The Infinite

The Infinite

Project scope

If the doors of perception were cleansed everything would appear to man as it is, infinite. For man has closed himself up, till he sees all things through narrow chinks of his cavern — William Blake

Michel de Montaigne wrote, “Thousands are wrecked in port.” This project is about the alternate to security, globalism, and evolving systems of power, placed under the concept of the infinite. This is not a religious concept, at least in how we understand and use it. The infinite is opposed to the absolute. There is no reduction, but rather multiplication: an infinite field, and an infinite number of paths. At the same time, we are cognisant of the breaking down of orders and the procession towards chaos in military and political theory. So our thinking about infinity is not a simple binary between order and disorder, or between the State and anarchism.

The infinite is also a concept that opens up questions on the physical constitution of the known universe, which is a subject matter we believe is — and surprisingly so — neglected in social and political thought and action. In our understanding, figures and thinkers like Michel Foucault, Gilles Deleuze and others represent a new wave of materialist orientation, one that shares little to almost zero with the historical materialism of Marx, outside of an empathy for the downtrodden. Rather, this materialism is one of forces and the complex interplay of material factors in behaviour, both at group levels and individually, and in the context of specific institutions, assemblages of the same, and the State itself, which constitutes a powerful, if ephemeral, force in everyday life.

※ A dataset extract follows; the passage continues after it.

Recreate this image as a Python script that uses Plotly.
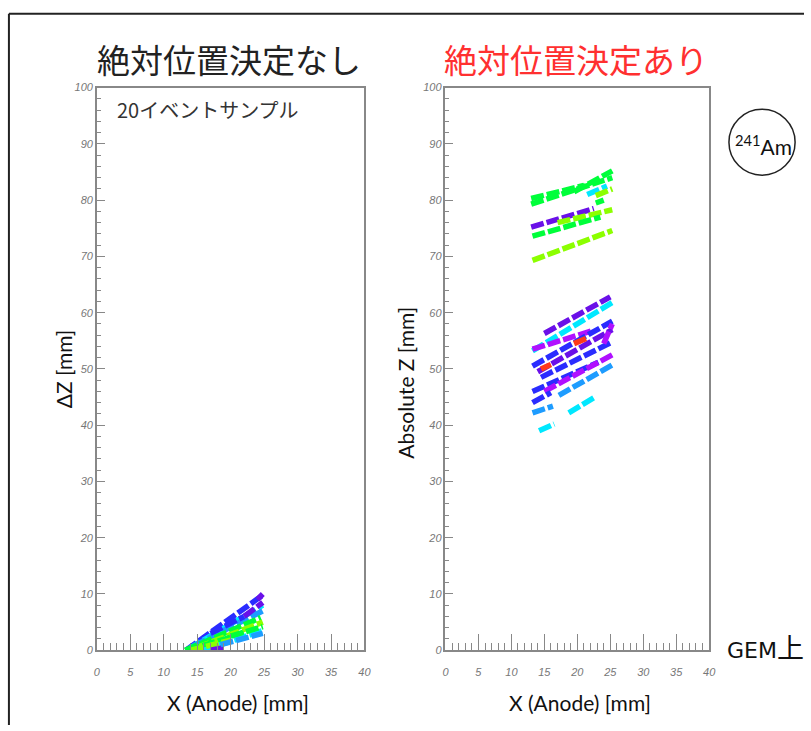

Exploring the notion of the infinite is, for us, a way of opening out history beyond the strict confines of human history, and into the vast interplay of myriad other factors, whether ecology and environment, sexuality and evolution, or patterns of thinking and action whose origins are difficult to trace precisely, and yet nonetheless inform totality profoundly. It is also a means to break with all limits of concepts — even useful ones — in pursuit of free thinking or poetry or dreams or visions.